Today on CNN, Sen. John Cornyn (R-TX) tried to spin these facts as good news and a vindication of the Bush administration’s policies in Iraq:
BLITZER: Sen. Cornyn, there are a lot of Americans who feel that the Iraqis are playing the U.S. for suckers.CORNYN: Well, I think, you know, we’ve fought long and hard to get to this position where now there is a hope that Iraq can govern and defend itself, Wolf. If we had simply quit as Harry Reid, Nancy Pelosi and Sen. Obama wanted us to do early on, we wouldn’t be having this discussion. There wouldn’t even be the hope of a self-governing democracy of an Arab world in the Middle East. This ought to be a subject of negotiations between two sovereign powers.

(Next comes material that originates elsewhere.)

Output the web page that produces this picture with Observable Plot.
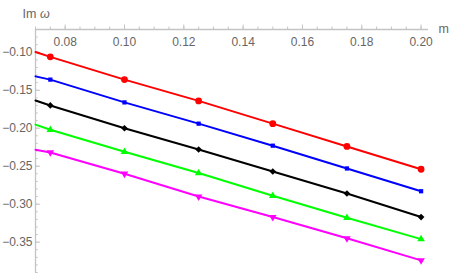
<!DOCTYPE html>
<html>
<head>
<meta charset="utf-8">
<script src="https://cdn.jsdelivr.net/npm/d3@7"></script>
<script src="https://cdn.jsdelivr.net/npm/@observablehq/plot@0.6"></script>
<style>
  html, body { margin: 0; padding: 0; background: #fff; }
  #chart svg { display: block; }
</style>
</head>
<body>
<div id="chart"></div>
<script>
// ---- data ----
const mValues = [0.075, 0.1, 0.125, 0.15, 0.175, 0.2];
const redSeries     = [-0.106, -0.136, -0.164, -0.194, -0.224, -0.254];
const blueSeries    = [-0.136, -0.166, -0.194, -0.223, -0.253, -0.283];
const blackSeries   = [-0.170, -0.200, -0.228, -0.257, -0.286, -0.317];
const greenSeries   = [-0.202, -0.231, -0.259, -0.289, -0.318, -0.346];
const magentaSeries = [-0.232, -0.260, -0.290, -0.317, -0.345, -0.374];
// fitted lines start at the left edge (m = 0.07)
const fitStartM = 0.07;
const fitStartValues = [-0.0996, -0.1317, -0.1635, -0.1952, -0.2283];

const xTicks = [0.08, 0.10, 0.12, 0.14, 0.16, 0.18, 0.20];
const xTickLabels = ["0.08", "0.10", "0.12", "0.14", "0.16", "0.18", "0.20"];
const yTicks = [-0.10, -0.15, -0.20, -0.25, -0.30, -0.35];
const yTickLabels = ["\u22120.10", "\u22120.15", "\u22120.20", "\u22120.25", "\u22120.30", "\u22120.35"];
const xMinorTicks = d3.range(14, 41).map(i => i * 0.005);
const yMinorTicks = d3.range(7, 40).map(i => -i * 0.01);

// ---- layout ----
const W = 450, H = 275;
const mt = 29, mb = 3, ml = 35, mr = 22;
const xDomain = [0.07, 0.2025];
const yDomain = [-0.39, -0.07];
const yPerPx = (yDomain[1] - yDomain[0]) / (H - mt - mb);
const xPerPx = (xDomain[1] - xDomain[0]) / (W - ml - mr);
const x0 = xDomain[0], y0 = yDomain[1];

const downTriangle = {
  draw(context, size) {
    const a = Math.sqrt(4 * size / Math.sqrt(3));
    const h = a * Math.sqrt(3) / 2;
    context.moveTo(0, 2 * h / 3);
    context.lineTo(-a / 2, -h / 3);
    context.lineTo(a / 2, -h / 3);
    context.closePath();
  }
};

const series = [
  {values: redSeries, color: "#ff0000", symbol: "circle", r: 3.4},
  {values: blueSeries, color: "#0000ff", symbol: "square", r: 2.4},
  {values: blackSeries, color: "#000000", symbol: "diamond2", r: 3.0},
  {values: greenSeries, color: "#00ff00", symbol: "triangle", r: 2.8},
  {values: magentaSeries, color: "#ff00ff", symbol: downTriangle, r: 2.8}
];

const axisColor = "#c4c4c4";
const textColor = "#666666";
const font = "Liberation Sans, Arial, Helvetica, sans-serif";

const marks = [
  // axis lines
  Plot.ruleY([y0], {x1: xDomain[0], x2: xDomain[1], stroke: axisColor, strokeWidth: 1.3}),
  Plot.ruleX([x0], {y1: yDomain[0], y2: yDomain[1], stroke: axisColor, strokeWidth: 1.3}),
  // x ticks (pointing up)
  Plot.ruleX(xMinorTicks, {x: d => d, y1: y0, y2: y0 + 2.5 * yPerPx, stroke: axisColor}),
  Plot.ruleX(xTicks, {x: d => d, y1: y0, y2: y0 + 4.5 * yPerPx, stroke: axisColor}),
  // y ticks (pointing right)
  Plot.ruleY(yMinorTicks, {y: d => d, x1: x0, x2: x0 + 2.7 * xPerPx, stroke: axisColor}),
  Plot.ruleY(yTicks, {y: d => d, x1: x0, x2: x0 + 5 * xPerPx, stroke: axisColor}),
  // tick labels
  Plot.text(xTicks, {x: d => d, y: y0, text: (d, i) => xTickLabels[i], dy: 13, fill: textColor, fontSize: 12, fontFamily: font}),
  Plot.text(yTicks, {x: x0, y: d => d, text: (d, i) => yTickLabels[i], dx: -3, textAnchor: "end", fill: textColor, fontSize: 12, fontFamily: font}),
  // axis labels
  Plot.text(["Im"], {x: x0, y: y0, text: d => d, dx: -13, dy: -16, textAnchor: "start", fill: textColor, fontSize: 12.5, fontFamily: font}),
  Plot.text(["\u03c9"], {x: x0, y: y0, text: d => d, dx: 4.5, dy: -16, textAnchor: "start", fill: textColor, fontSize: 12.5, fontStyle: "italic", fontFamily: font}),
  Plot.text(["m"], {x: xDomain[1], y: y0, text: d => d, dx: 10, dy: -1, textAnchor: "start", fill: textColor, fontSize: 12.5, fontFamily: font})
];

series.forEach((s, k) => {
  const pts = mValues.map((m, i) => ({m, v: s.values[i]}));
  const lineData = [{m: fitStartM, v: fitStartValues[k]}, ...pts];
  marks.push(Plot.line(lineData, {x: "m", y: "v", stroke: s.color, strokeWidth: 2}));
  marks.push(Plot.dot(pts, {x: "m", y: "v", symbol: () => s.symbol, fill: s.color, r: s.r, stroke: "none"}));
});

const chart = Plot.plot({
  width: W,
  height: H,
  marginTop: mt,
  marginBottom: mb,
  marginLeft: ml,
  marginRight: mr,
  x: {domain: xDomain, axis: null},
  y: {domain: yDomain, axis: null},
  symbol: {type: "identity"},
  style: {background: "#fff", fontFamily: font},
  marks
});
document.getElementById("chart").appendChild(chart);
</script>
</body>
</html>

But as Sen. Carl Levin (D-MI) pointed out, Iraq’s surplus actually shows the failure of the Bush administration’s policies in holding the Iraqi government accountable, politically. “If we would have had our way we would have had a reasonable timetable for the redeployment of most of our troops which would have put pressure on the Iraqi government to do what they are not doing,” said Levin, “which is essential to end the conflict in Iraq and that is to work out a political settlement among themselves.” Watch it:
Paul Wolfowitz told the American people in 2003 that Iraq would be able to “finance its own reconstruction and relatively soon.” Five years later, the Bush administration continues to spend billions of U.S. taxpayer money instead. As Matt Duss noted at the Wonk Room, the administration has “committed tens of billions of American dollars to various Iraqi construction projects with no real plan for how all of it’s supposed to add up to a stable Iraqi state.”
Levin has also said that he is “seeking a provision in the defense authorization bill that would preclude spending U.S. funds on large-scale infrastructure projects in Iraq, defined as a those that exceed $2 million.” Today on CNN, Cornyn said he supported that measure.
LSB: If Iraq does have a surplus of $79 billion, why aren't they paying their share of rebuilding their country so my tax dollars can be used here at home? I thought the Iraqi oil money was going to pay for this damn war!